Without including the pictures, copy out every line below.

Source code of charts
· · ·

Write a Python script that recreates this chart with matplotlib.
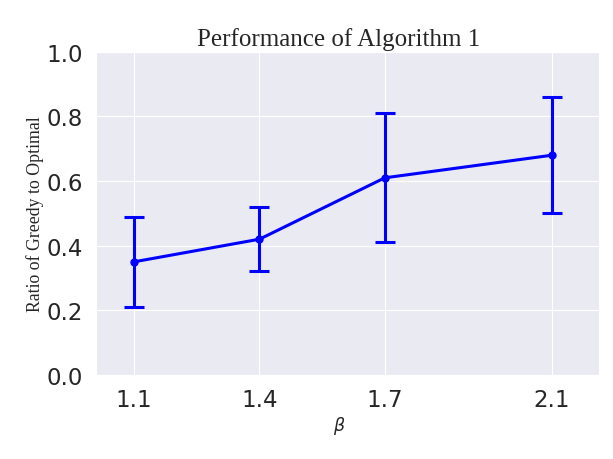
import numpy as np
import matplotlib
matplotlib.use("Agg")
import matplotlib.pyplot as plt
import seaborn as sns

# data
betas  = [1.1, 1.4, 1.7, 2.1]
ratios = [0.35, 0.42, 0.61, 0.68]
errors = [0.14, 0.10, 0.20, 0.18]
yticks = [0.0, 0.2, 0.4, 0.6, 0.8, 1.0]

sns.set_style("darkgrid")
plt.rcParams["font.family"] = ["DejaVu Sans"]

fig = plt.figure(figsize=(6.13, 4.6), dpi=100)
ax = fig.add_axes([0.157, 0.183, 0.820, 0.702])

ax.errorbar(betas, ratios, yerr=errors, color="blue", linewidth=2.2,
            elinewidth=2.2, capsize=7, capthick=2.2,
            marker="o", markersize=5)

ax.set_xticks(betas)
ax.set_xticklabels([str(b) for b in betas])
ax.set_yticks(yticks)
ax.set_xlim(1.009, 2.213)
ax.set_ylim(0.0, 1.0)
ax.tick_params(axis="both", labelsize=16.5, colors="#262626", pad=6)

ax.set_title("Performance of Algorithm 1", family="Liberation Serif",
             fontsize=18, color="#262626", pad=5, x=0.483)
ax.set_ylabel("Ratio of Greedy to Optimal", family="Liberation Serif",
              fontsize=12.8, color="#262626", labelpad=2)
ax.set_xlabel(r"$\beta$", fontsize=12.5, color="#262626", labelpad=2,
              x=0.483)

fig.savefig("out.png", dpi=100)
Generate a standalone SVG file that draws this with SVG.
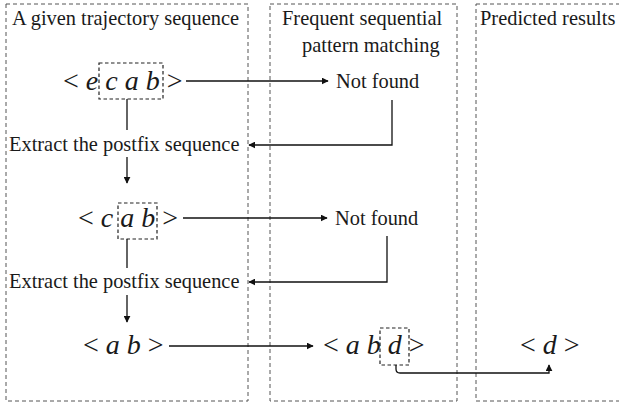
<svg xmlns="http://www.w3.org/2000/svg" width="619" height="406" viewBox="0 0 619 406">
<style>
.panel{fill:none;stroke:#555;stroke-width:1;stroke-dasharray:4 3}
.box{fill:none;stroke:#222;stroke-width:1.2;stroke-dasharray:3.5 2.5}
.lbl{font-family:"Liberation Serif","Times New Roman",serif;font-size:20.4px;fill:#1a1a1a}
.seq{font-family:"Liberation Serif","Times New Roman",serif;font-size:28px;fill:#1a1a1a}
.i{font-style:italic}
.c{fill:none;stroke:#111;stroke-width:1.3}
</style>
<defs>
<marker id="ah" viewBox="0 0 10 10" refX="9" refY="5" markerWidth="7" markerHeight="7" markerUnits="userSpaceOnUse" orient="auto">
<path d="M0,0 L10,5 L0,10 z" fill="#111"/>
</marker>
</defs>
<g id="panels">
<rect class="panel" x="6" y="4" width="242" height="397"/>
<rect class="panel" x="270" y="4" width="187" height="397"/>
<rect class="panel" x="476" y="4" width="150" height="397"/>
</g>
<g id="headers">
<text class="lbl" x="12" y="25">A given trajectory sequence</text>
<text class="lbl" x="282" y="25">Frequent sequential</text>
<text class="lbl" x="302" y="52">pattern matching</text>
<text class="lbl" x="480" y="25">Predicted results</text>
</g>
<g id="seq1">
<text class="seq" x="63" y="90">&lt; <tspan class="i">e</tspan> <tspan class="i">c</tspan> <tspan class="i">a</tspan> <tspan class="i">b</tspan> &gt;</text>
<rect class="box" x="99" y="63" width="64" height="36"/>
</g>
<g id="notfound1"><text class="lbl" x="336" y="88">Not found</text></g>
<g id="extract1"><text class="lbl" x="9" y="151">Extract the postfix sequence</text></g>
<g id="seq2">
<text class="seq" x="78" y="227">&lt; <tspan class="i">c</tspan> <tspan class="i">a</tspan> <tspan class="i">b</tspan> &gt;</text>
<rect class="box" x="118" y="203" width="39" height="36"/>
</g>
<g id="notfound2"><text class="lbl" x="335" y="225">Not found</text></g>
<g id="extract2"><text class="lbl" x="9" y="288">Extract the postfix sequence</text></g>
<g id="seq3">
<text class="seq" x="83" y="354">&lt; <tspan class="i">a</tspan> <tspan class="i">b</tspan> &gt;</text>
</g>
<g id="match">
<text class="seq" x="323" y="354">&lt; <tspan class="i">a</tspan> <tspan class="i">b</tspan> <tspan class="i">d</tspan> &gt;</text>
<rect class="box" x="380" y="328" width="29" height="37"/>
</g>
<g id="result">
<text class="seq" x="520" y="354">&lt; <tspan class="i">d</tspan> &gt;</text>
</g>
<g id="connectors">
<path class="c" d="M186 81 H328" marker-end="url(#ah)"/>
<path class="c" d="M392 100 V145 H249" marker-end="url(#ah)"/>
<path class="c" d="M127 99 V130"/>
<path class="c" d="M127 157 V183" marker-end="url(#ah)"/>
<path class="c" d="M183 218 H327" marker-end="url(#ah)"/>
<path class="c" d="M127 239 V268"/>
<path class="c" d="M387 236 V282 H249" marker-end="url(#ah)"/>
<path class="c" d="M127 295 V322" marker-end="url(#ah)"/>
<path class="c" d="M169 346 H313" marker-end="url(#ah)"/>
<path class="c" d="M396 365 V369 Q396 373 400 373 H549 V365" marker-end="url(#ah)"/>
</g>
</svg>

· · ·

Written response:
Write a Python script that recreates this chart with matplotlib.
import numpy as np
import matplotlib
matplotlib.use("Agg")
import matplotlib.pyplot as plt
import seaborn as sns

# data
betas  = [1.1, 1.4, 1.7, 2.1]
ratios = [0.35, 0.42, 0.61, 0.68]
errors = [0.14, 0.10, 0.20, 0.18]
yticks = [0.0, 0.2, 0.4, 0.6, 0.8, 1.0]

sns.set_style("darkgrid")
plt.rcParams["font.family"] = ["DejaVu Sans"]

fig = plt.figure(figsize=(6.13, 4.6), dpi=100)
ax = fig.add_axes([0.157, 0.183, 0.820, 0.702])

ax.errorbar(betas, ratios, yerr=errors, color="blue", linewidth=2.2,
            elinewidth=2.2, capsize=7, capthick=2.2,
            marker="o", markersize=5)

ax.set_xticks(betas)
ax.set_xticklabels([str(b) for b in betas])
ax.set_yticks(yticks)
ax.set_xlim(1.009, 2.213)
ax.set_ylim(0.0, 1.0)
ax.tick_params(axis="both", labelsize=16.5, colors="#262626", pad=6)

ax.set_title("Performance of Algorithm 1", family="Liberation Serif",
             fontsize=18, color="#262626", pad=5, x=0.483)
ax.set_ylabel("Ratio of Greedy to Optimal", family="Liberation Serif",
              fontsize=12.8, color="#262626", labelpad=2)
ax.set_xlabel(r"$\beta$", fontsize=12.5, color="#262626", labelpad=2,
              x=0.483)

fig.savefig("out.png", dpi=100)
Generate a standalone SVG file that draws this with SVG.
<svg xmlns="http://www.w3.org/2000/svg" width="619" height="406" viewBox="0 0 619 406">
<style>
.panel{fill:none;stroke:#555;stroke-width:1;stroke-dasharray:4 3}
.box{fill:none;stroke:#222;stroke-width:1.2;stroke-dasharray:3.5 2.5}
.lbl{font-family:"Liberation Serif","Times New Roman",serif;font-size:20.4px;fill:#1a1a1a}
.seq{font-family:"Liberation Serif","Times New Roman",serif;font-size:28px;fill:#1a1a1a}
.i{font-style:italic}
.c{fill:none;stroke:#111;stroke-width:1.3}
</style>
<defs>
<marker id="ah" viewBox="0 0 10 10" refX="9" refY="5" markerWidth="7" markerHeight="7" markerUnits="userSpaceOnUse" orient="auto">
<path d="M0,0 L10,5 L0,10 z" fill="#111"/>
</marker>
</defs>
<g id="panels">
<rect class="panel" x="6" y="4" width="242" height="397"/>
<rect class="panel" x="270" y="4" width="187" height="397"/>
<rect class="panel" x="476" y="4" width="150" height="397"/>
</g>
<g id="headers">
<text class="lbl" x="12" y="25">A given trajectory sequence</text>
<text class="lbl" x="282" y="25">Frequent sequential</text>
<text class="lbl" x="302" y="52">pattern matching</text>
<text class="lbl" x="480" y="25">Predicted results</text>
</g>
<g id="seq1">
<text class="seq" x="63" y="90">&lt; <tspan class="i">e</tspan> <tspan class="i">c</tspan> <tspan class="i">a</tspan> <tspan class="i">b</tspan> &gt;</text>
<rect class="box" x="99" y="63" width="64" height="36"/>
</g>
<g id="notfound1"><text class="lbl" x="336" y="88">Not found</text></g>
<g id="extract1"><text class="lbl" x="9" y="151">Extract the postfix sequence</text></g>
<g id="seq2">
<text class="seq" x="78" y="227">&lt; <tspan class="i">c</tspan> <tspan class="i">a</tspan> <tspan class="i">b</tspan> &gt;</text>
<rect class="box" x="118" y="203" width="39" height="36"/>
</g>
<g id="notfound2"><text class="lbl" x="335" y="225">Not found</text></g>
<g id="extract2"><text class="lbl" x="9" y="288">Extract the postfix sequence</text></g>
<g id="seq3">
<text class="seq" x="83" y="354">&lt; <tspan class="i">a</tspan> <tspan class="i">b</tspan> &gt;</text>
</g>
<g id="match">
<text class="seq" x="323" y="354">&lt; <tspan class="i">a</tspan> <tspan class="i">b</tspan> <tspan class="i">d</tspan> &gt;</text>
<rect class="box" x="380" y="328" width="29" height="37"/>
</g>
<g id="result">
<text class="seq" x="520" y="354">&lt; <tspan class="i">d</tspan> &gt;</text>
</g>
<g id="connectors">
<path class="c" d="M186 81 H328" marker-end="url(#ah)"/>
<path class="c" d="M392 100 V145 H249" marker-end="url(#ah)"/>
<path class="c" d="M127 99 V130"/>
<path class="c" d="M127 157 V183" marker-end="url(#ah)"/>
<path class="c" d="M183 218 H327" marker-end="url(#ah)"/>
<path class="c" d="M127 239 V268"/>
<path class="c" d="M387 236 V282 H249" marker-end="url(#ah)"/>
<path class="c" d="M127 295 V322" marker-end="url(#ah)"/>
<path class="c" d="M169 346 H313" marker-end="url(#ah)"/>
<path class="c" d="M396 365 V369 Q396 373 400 373 H549 V365" marker-end="url(#ah)"/>
</g>
</svg>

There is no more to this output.